Leave out the pictures, then output the lines of the records below from the first through the one containing "55, 57, 63];".

(Source records)
^^^^^^^^^^^^^^^^

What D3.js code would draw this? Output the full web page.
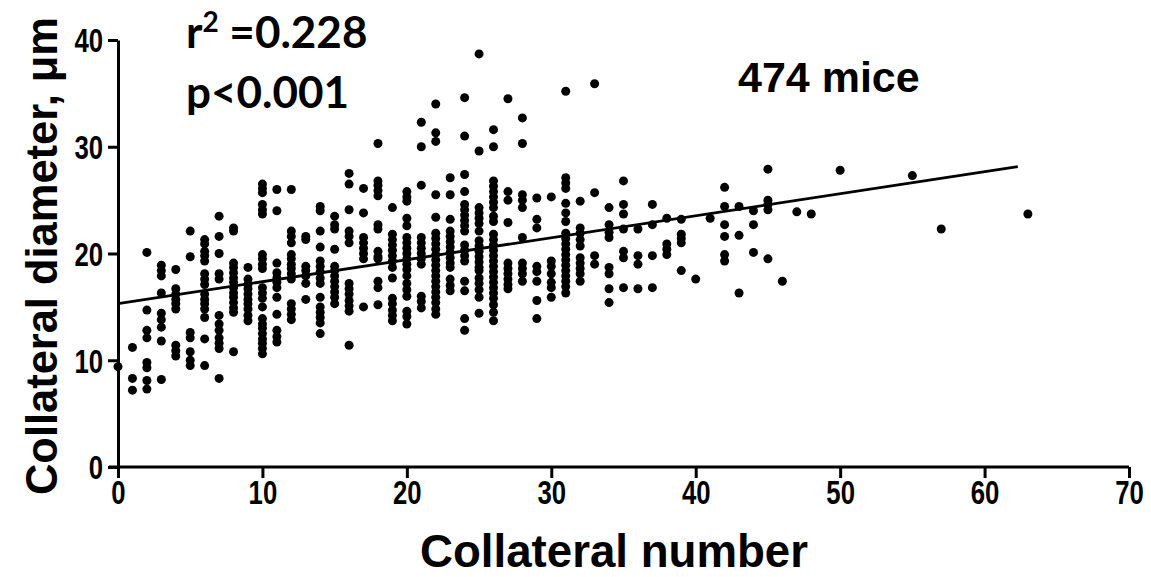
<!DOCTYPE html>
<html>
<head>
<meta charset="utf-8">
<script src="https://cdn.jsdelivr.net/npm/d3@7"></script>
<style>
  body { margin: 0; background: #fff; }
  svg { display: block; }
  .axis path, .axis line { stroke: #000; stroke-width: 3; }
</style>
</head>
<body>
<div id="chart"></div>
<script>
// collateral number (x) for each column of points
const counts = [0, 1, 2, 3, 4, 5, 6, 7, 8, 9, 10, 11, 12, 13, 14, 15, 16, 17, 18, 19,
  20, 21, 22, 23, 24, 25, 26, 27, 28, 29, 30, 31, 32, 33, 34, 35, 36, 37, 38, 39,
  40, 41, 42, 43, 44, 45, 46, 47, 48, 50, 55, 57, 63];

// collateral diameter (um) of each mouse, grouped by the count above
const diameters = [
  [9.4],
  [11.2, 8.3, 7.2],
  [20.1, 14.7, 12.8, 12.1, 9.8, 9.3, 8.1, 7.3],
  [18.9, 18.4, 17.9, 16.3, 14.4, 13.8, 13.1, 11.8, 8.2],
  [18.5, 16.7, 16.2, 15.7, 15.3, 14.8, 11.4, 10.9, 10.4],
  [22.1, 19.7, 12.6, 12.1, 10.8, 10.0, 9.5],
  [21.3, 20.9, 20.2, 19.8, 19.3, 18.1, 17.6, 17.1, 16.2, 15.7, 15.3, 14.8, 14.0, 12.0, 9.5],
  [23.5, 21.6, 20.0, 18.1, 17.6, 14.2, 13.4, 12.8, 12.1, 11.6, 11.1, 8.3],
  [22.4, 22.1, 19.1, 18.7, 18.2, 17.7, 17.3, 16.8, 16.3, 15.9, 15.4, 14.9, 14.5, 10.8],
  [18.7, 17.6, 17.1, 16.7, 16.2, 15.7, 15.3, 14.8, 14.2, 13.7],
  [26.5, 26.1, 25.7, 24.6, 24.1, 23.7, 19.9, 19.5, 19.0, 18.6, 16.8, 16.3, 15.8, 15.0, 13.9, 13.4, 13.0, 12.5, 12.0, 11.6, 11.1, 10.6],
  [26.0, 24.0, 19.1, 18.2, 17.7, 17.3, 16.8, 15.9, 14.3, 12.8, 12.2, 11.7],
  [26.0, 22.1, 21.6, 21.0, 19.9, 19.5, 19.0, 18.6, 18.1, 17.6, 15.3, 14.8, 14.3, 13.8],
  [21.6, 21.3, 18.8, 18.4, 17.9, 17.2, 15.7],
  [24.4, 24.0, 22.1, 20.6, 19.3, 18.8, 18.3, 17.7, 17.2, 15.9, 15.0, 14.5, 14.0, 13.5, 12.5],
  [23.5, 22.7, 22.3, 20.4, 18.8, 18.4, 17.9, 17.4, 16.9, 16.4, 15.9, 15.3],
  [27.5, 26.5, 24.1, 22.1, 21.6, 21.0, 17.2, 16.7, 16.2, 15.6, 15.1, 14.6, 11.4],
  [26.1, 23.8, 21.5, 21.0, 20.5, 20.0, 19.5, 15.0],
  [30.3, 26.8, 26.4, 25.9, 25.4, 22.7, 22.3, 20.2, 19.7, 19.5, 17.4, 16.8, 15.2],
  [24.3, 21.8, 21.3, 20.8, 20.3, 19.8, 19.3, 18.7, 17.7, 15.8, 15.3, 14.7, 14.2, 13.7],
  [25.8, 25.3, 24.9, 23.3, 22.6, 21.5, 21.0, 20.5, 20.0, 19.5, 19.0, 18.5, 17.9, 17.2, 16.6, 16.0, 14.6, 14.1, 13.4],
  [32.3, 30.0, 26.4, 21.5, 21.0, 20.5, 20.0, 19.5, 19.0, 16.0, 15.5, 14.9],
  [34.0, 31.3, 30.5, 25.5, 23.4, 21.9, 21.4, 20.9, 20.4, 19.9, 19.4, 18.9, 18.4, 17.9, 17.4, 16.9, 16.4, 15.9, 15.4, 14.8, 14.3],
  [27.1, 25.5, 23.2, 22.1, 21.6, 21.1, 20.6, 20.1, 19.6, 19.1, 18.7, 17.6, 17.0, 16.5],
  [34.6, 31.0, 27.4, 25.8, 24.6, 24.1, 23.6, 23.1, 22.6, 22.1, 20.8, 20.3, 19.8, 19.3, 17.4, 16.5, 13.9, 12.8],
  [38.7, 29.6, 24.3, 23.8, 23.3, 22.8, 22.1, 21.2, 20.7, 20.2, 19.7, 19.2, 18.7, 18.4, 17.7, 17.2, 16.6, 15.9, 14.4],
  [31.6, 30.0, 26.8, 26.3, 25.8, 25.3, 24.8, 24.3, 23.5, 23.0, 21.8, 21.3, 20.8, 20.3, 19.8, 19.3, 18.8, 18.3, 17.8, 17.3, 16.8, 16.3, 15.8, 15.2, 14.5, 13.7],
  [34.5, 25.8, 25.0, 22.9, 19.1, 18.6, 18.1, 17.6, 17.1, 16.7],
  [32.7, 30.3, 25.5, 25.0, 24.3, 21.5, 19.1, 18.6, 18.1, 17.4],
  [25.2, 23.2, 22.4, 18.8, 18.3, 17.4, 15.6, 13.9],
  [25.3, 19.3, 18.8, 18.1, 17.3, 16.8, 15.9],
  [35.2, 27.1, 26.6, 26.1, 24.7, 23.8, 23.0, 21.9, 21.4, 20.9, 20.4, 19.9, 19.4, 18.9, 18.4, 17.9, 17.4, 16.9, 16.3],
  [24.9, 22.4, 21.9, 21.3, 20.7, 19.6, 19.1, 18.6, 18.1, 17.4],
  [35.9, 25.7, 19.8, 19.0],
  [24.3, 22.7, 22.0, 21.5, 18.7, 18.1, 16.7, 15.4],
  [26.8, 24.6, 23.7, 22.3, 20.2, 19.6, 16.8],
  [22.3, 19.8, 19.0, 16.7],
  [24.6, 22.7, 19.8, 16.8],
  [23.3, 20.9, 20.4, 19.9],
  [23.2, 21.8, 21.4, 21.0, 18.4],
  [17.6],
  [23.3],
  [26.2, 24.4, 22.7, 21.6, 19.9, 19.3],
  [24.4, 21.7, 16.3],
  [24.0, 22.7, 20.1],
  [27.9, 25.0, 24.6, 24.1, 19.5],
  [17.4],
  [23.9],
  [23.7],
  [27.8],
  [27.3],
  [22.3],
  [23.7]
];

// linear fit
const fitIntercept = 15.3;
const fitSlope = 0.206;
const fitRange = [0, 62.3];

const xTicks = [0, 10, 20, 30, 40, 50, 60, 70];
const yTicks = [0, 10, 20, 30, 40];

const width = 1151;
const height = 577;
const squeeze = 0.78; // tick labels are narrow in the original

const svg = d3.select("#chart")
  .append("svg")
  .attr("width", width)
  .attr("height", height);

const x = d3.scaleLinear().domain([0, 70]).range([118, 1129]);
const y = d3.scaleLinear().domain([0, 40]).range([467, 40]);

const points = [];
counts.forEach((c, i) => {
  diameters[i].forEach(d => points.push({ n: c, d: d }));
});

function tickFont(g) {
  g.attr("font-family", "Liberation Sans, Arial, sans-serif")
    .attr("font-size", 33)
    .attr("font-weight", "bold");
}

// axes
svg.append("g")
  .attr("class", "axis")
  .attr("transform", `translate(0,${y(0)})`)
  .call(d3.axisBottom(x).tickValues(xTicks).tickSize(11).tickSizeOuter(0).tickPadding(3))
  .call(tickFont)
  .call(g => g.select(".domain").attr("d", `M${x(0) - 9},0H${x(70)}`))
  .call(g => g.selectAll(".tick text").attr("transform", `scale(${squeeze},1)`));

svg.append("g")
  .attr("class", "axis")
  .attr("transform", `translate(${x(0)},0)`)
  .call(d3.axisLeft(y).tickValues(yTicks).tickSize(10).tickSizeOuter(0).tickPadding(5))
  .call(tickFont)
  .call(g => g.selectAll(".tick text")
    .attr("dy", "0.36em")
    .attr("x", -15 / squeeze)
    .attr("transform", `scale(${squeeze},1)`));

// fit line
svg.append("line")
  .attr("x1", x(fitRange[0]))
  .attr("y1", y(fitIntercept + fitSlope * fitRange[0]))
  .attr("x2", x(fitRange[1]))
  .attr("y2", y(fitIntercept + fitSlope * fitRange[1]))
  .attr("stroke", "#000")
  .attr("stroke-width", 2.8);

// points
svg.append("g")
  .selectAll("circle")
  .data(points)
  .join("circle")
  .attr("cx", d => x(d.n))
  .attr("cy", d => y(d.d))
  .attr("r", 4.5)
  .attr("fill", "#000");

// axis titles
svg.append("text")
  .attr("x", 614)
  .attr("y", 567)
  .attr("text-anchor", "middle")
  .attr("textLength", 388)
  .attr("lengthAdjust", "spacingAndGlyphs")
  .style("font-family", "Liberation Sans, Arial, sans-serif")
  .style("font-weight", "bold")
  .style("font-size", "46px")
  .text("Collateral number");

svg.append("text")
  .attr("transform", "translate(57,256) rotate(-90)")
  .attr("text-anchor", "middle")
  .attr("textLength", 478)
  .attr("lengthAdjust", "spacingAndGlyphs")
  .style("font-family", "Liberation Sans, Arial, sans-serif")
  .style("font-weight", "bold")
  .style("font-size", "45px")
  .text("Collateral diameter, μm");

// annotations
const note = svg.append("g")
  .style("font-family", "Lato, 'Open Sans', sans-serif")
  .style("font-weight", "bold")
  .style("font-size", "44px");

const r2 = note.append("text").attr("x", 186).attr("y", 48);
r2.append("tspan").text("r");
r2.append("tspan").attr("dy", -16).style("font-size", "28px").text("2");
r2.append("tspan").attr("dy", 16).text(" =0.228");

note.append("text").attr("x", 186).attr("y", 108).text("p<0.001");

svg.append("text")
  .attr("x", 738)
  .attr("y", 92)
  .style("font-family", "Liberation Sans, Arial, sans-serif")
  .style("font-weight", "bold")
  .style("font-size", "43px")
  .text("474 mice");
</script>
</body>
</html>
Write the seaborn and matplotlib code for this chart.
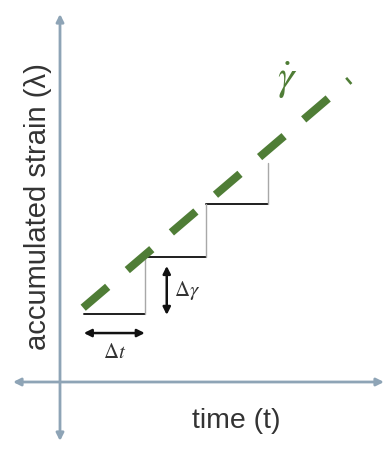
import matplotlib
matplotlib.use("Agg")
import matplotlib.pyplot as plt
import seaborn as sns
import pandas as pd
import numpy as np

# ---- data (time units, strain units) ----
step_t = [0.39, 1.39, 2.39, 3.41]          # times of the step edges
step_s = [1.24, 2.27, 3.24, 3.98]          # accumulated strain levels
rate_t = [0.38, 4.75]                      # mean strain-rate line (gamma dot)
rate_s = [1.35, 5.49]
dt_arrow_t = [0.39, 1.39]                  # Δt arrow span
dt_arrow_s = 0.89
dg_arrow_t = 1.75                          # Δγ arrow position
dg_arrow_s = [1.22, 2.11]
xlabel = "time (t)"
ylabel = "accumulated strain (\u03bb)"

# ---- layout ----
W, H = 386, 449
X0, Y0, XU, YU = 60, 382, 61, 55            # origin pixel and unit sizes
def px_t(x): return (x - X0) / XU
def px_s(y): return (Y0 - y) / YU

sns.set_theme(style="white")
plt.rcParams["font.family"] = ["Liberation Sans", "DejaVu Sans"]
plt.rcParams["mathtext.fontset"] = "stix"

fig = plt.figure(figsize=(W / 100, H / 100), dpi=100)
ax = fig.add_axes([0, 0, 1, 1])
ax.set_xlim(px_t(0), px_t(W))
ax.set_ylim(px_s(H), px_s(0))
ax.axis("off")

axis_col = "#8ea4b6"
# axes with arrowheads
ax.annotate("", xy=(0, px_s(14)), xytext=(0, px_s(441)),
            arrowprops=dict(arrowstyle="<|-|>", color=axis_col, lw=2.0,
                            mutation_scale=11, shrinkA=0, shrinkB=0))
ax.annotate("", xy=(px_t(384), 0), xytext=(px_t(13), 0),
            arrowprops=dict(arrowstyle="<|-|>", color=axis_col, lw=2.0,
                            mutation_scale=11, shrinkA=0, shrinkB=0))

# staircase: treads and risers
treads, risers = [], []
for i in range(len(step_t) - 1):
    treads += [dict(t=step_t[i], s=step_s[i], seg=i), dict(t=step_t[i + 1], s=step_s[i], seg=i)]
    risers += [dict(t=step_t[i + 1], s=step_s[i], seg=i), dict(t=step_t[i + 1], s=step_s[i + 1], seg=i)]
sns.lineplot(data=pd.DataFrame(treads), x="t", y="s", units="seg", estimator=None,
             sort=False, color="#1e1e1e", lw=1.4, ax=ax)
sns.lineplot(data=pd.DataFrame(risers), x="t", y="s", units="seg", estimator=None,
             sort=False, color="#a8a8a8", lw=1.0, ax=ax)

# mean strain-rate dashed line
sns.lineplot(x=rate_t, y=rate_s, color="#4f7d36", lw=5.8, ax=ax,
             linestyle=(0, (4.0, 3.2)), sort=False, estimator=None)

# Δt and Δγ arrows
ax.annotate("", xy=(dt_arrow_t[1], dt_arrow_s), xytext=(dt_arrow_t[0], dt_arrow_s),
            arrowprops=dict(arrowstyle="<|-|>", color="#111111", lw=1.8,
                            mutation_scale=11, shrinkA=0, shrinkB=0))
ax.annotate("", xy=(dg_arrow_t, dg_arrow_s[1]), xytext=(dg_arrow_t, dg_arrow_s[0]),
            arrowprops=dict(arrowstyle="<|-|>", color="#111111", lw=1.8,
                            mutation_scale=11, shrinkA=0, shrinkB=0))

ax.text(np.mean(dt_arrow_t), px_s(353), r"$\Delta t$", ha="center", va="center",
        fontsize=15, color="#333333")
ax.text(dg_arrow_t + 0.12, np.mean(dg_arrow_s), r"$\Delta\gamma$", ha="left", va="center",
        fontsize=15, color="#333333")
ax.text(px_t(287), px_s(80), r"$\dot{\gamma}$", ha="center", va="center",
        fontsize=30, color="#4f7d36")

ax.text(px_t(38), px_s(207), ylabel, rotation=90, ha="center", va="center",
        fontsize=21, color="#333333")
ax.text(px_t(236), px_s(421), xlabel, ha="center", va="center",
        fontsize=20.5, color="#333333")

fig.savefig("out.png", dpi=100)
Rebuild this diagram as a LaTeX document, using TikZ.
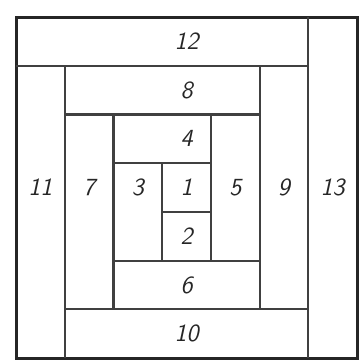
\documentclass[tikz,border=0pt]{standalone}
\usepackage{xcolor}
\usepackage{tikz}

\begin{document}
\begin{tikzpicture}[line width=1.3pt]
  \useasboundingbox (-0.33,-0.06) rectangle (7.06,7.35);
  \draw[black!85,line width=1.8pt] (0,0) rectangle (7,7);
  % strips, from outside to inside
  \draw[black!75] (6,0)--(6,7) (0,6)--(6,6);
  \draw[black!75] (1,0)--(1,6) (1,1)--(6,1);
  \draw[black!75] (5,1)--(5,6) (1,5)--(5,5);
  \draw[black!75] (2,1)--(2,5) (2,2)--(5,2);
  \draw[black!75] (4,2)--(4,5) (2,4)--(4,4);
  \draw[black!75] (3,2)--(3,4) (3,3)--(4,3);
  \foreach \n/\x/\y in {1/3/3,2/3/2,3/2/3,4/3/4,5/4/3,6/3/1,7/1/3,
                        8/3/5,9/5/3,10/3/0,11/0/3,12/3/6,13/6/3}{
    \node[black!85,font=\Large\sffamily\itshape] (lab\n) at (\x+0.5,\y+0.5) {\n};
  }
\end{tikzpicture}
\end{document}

^^^^^^^^^^^^^^^^

# Problem solution:
What D3.js code would draw this? Output the full web page.
<!DOCTYPE html>
<html>
<head>
<meta charset="utf-8">
<script src="https://cdn.jsdelivr.net/npm/d3@7"></script>
<style>
  body { margin: 0; background: #fff; }
  svg { display: block; }
  .axis path, .axis line { stroke: #000; stroke-width: 3; }
</style>
</head>
<body>
<div id="chart"></div>
<script>
// collateral number (x) for each column of points
const counts = [0, 1, 2, 3, 4, 5, 6, 7, 8, 9, 10, 11, 12, 13, 14, 15, 16, 17, 18, 19,
  20, 21, 22, 23, 24, 25, 26, 27, 28, 29, 30, 31, 32, 33, 34, 35, 36, 37, 38, 39,
  40, 41, 42, 43, 44, 45, 46, 47, 48, 50, 55, 57, 63];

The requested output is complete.